Szymborska werd geboren in 1923, studeerde sociologie en Poolse letterkunde, en leidt een teruggetrokken leven in Krakau. Ze is de éminence grise van de Poolse poëzie, maar houdt zich ver van het openbare en literaire leven. In 1949 werden Poolse kunstenaars het socialistisch realisme opgelegd en haar eerste twee bundels (Daarom leven wij en Vragen aan zichzelf, resp. 1952 en 1954) volgen trouw het partijstandpunt. Dit werk heeft ze afgezworen en vanaf Roepen naar Yeti (1957) volgt ze haar eigen poëtische stem; in 1963 krijgt ze de Staatsprijs voor Poëzie voor Zout, haar doorbraak. Haar laatste werk, Einde en begin, dateert van 1993. Volgens Gerard Rasch beweegt haar thematiek zich rond twee polen: die van de existentiële situatie van het individu en de verhouding van het individu tot de geschiedenis. De gedichten zijn vaak anekdotisch en nooit generaliserend; de toon is persoonlijk, beheerst en mild ironisch. De Zweedse Academie typeerde haar als ‘de Mozart van de poëzie’, omwille van de schijnbare eenvoud, die een veellagig raffinement is. Szymborska's oeuvre telt slechts enkele honderden bladzijden, waarover ze nooit wil praten. De 35 miljoen frank prijzengeld wil ze besteden aan sociale doeleinden.
De 10de AKO Literatuurprijs werd toegekend aan Frits van Oostrom voor Maerlants wereld (Prometheus, 1996), zijn biografie van de Middelnederlandse auteur Jacob van Maerlant. Ondanks een grote productie (4000 bladzijden met o.a. romans, encyclopedieën, historische werken...) zijn er weinig biografische gegevens over Maerlant bekend; Van Oostrom moest zich beperken tot hypothesen en plausibele theorieën.

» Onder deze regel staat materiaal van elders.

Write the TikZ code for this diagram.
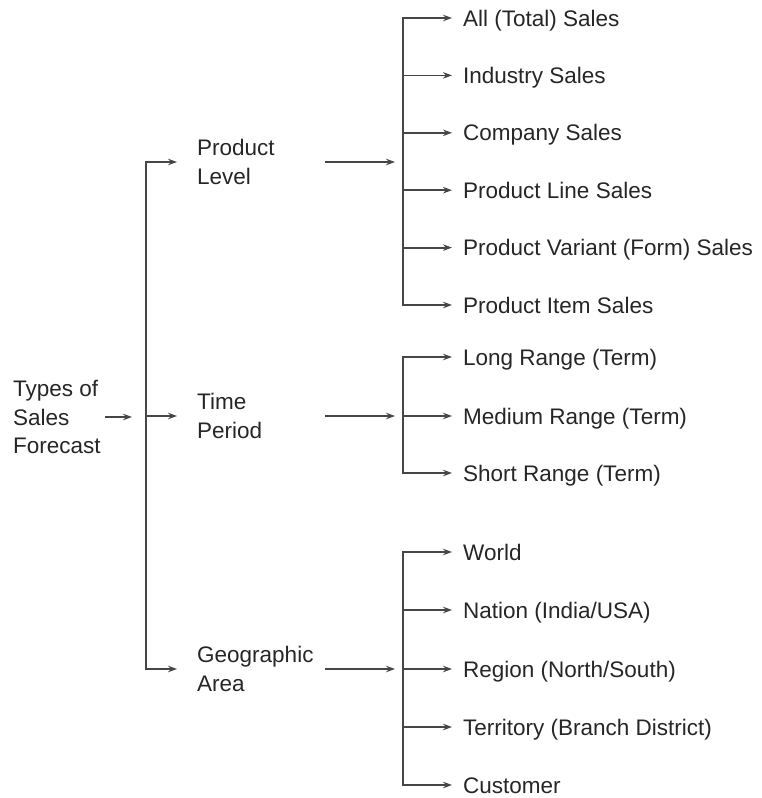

De uitreiking verliep chaotisch; door een bommelding moest Sonja Barend de studio ruilen voor de straat. Dit is misschien de laatste AKO Literatuurprijs. Boekenketen AKO stopt als hoofdsponsor en ruimt allicht baan voor de Belgische Generale Bank. Een nieuwe naam staat nog niet vast.
Stefan Hertmans' dichtbundel Muziek voor de overtocht (Kritak, 1994) werd - na de Staatsprijs - opnieuw onderscheiden, m.n. met de vijfjaarlijkse Paul Snoek Poëzieprijs, goed voor 100.000 frank. Het is pas de tweede keer dat deze prijs van de stad Sint-Niklaas wordt uitgereikt; de jury werd overtuigd door ‘de combinatie van sensualiteit en intellect’.
Het Poëziecentrum Gent heeft haar winterprogrammatie bekend gemaakt. Een topper wordt ongetwijfeld het Tweede Internationale Poëziefestival van Gent, twee avondvullende programma's met op het podium op 29/11 performers (Brusselmans, Van Duynhoven, Verhelst...) en op 30/11 dichters (Breytenbach, Campert, Van Vliet...). Het festival heeft voorts aandacht voor kinderen, jonge dichters en bekende Gentenaars.
In de Stedelijke Bibliotheek Gent kan je ook naar de Middagen van de Literatuur; telkens om 12.30 uur zijn dit najaar Luuk Gruwez (7/11) en Tom Lanoye (10/12) nog te gast. Volgend jaar wordt vervolgd met o.a. Guido van Heulendonk, Oscar van den Boogaard en Kristien Hemmerechts.
Informatie over de evenementen: Poëziecentrum, Hoornstraat 11,9000 Gent (tel. 09/225.22.25 - fax. 09/225.90.54).
De jaarlijkse debuutprijs, de ASLK-Prijs voor het Literaire Debuut, werd door een eenparige jury toegekend aan de dichtbundel Waar de egel gaat (Leesidee 1995, p. 795) van Bernard Dewulf. Met dit debuut, waarop 10 jaar werd gewacht, werd na bijna een decennium nog eens poëzie met deze prijs bekroond. In 1987 won Eric Spinoy met De jagers in de sneeuw (Manteau, 1986). Zolang is het ook geleden dat deze twee dichters, samen met Charles Ducal en Dirk van Bastelaere in Twist met ons (De Gulden Engel, 1987) een nieuwe stem lieten horen in de Vlaamse poëzie. Daardoor moest de jury ook even naar de statuten grijpen, maar Dewulfs gedichten in die bundel gelden niet als ‘absolute debuut in boekvorm’. Dirk de Geest vindt Dewulf ‘een meester [...] van de miniatuur’ en deze bundel ‘van een zo hoog niveau dat je blijft lezen en herlezen’. De debuutprijs is 250.000 frank zwaar; de winnaar is coördinator van de ‘De Morgen’-bijlage ‘Café des Arts’.